When you enter in your keyword term, your keyword research tool should immediately tell you a couple of things: the search volume and the competition level. You should also see different keyword suggestions along with their search volume and competition level.
Some keyword tools, like SEMrush, allow you to compare different keywords directly. You can use their Magic Keyword tool to find strong keyword suggestions and compare them against each other for volume and difficulty.
Ultimately, you’ll want to strike the best balance possible between high volume keywords and low-competition keywords. Established brands with high site authority don’t have to worry about this quite as much, as they can rank for relatively high competition keywords and do pretty well in the SERPs.
Smaller businesses building up their site authority, however, need to consider this carefully. Optimize for keywords that you have a realistic chance of ranking for and you’ll have more success.

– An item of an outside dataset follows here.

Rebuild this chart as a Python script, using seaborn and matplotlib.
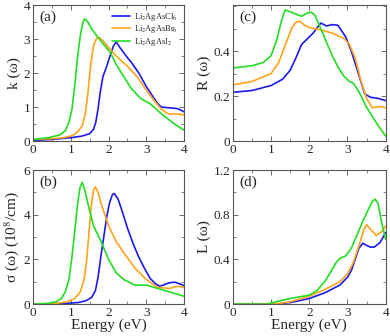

Keep in mind that you don’t want to just pick one keyword for a post or site page and be done with it. Use the keyword suggestion features to find additional phrases that you can use to increase the odds of showing up in the right searches. These should be included in your content (including alt image text and subheads) just as your primary keyword would.
Long-tail vs Short-tail Keywords
When choosing a primary keyword for your webpage, should you choose a long-tail keyword or a short-tail keyword? The right answer depends on several factors.
For website pages, it’s typically a good idea to focus on a short-tail keyword, like “orlando wedding photographer” or “chicago fire restoration”.
These are the phrases that people are most likely to be searching for when they’re looking for specific products or services, so do your keyword research and find out the exact phrases they’re looking for and optimize for them.
Blog posts and other types of content, however, often do better with long-tail keywords. This is especially true for small businesses trying to get an edge when ranking.
The specificity of long-tail keywords often means that it’s easier to rank for them…but it also means less people may be searching. Still, if someone is searching for that exact phrase, they might be looking for the exact content you’ve provided.
Generally, optimizing all content for a mix of long-tail and short-tail keywords is a good strategy.
What About Keyword Research for Google AdWords?
Pop quiz: does difficulty level matter when you’re choosing keywords for Google AdWords campaigns, since you’ll be paying to get ahead of the competition?
The answer is yes, it matters a lot.
While you’ll be paying to get ahead of all of those organic searches, the high difficulty level and a high volume level often means that there’s not only a lot of organic search competition, but PPC competition, too. And this means that CPC costs start going up really quickly.
Many keyword research tools will provide you data on the competition, volume and CPC of keywords as it relates to Google AdWords. Of course, even if the CPC gets high, it may still be worth it to rank for those high volume, high competition keywords. Calculate what you can afford to spend per click on your AdWords campaigns, and take that into consideration when looking at CPC costs of different keywords.
Knowing how to conduct keyword research, interpret the data and choose the right terms for your business is key. Taking a random guess at a keyword that you think would be popular or choosing high volume keywords without considering any other factors can both work against you if you haven’t done the proper research to back it up.
Remember to optimize your entire site and all content—blog posts and social media content included—with carefully-chosen keywords and you’ll see increases in traffic in no time.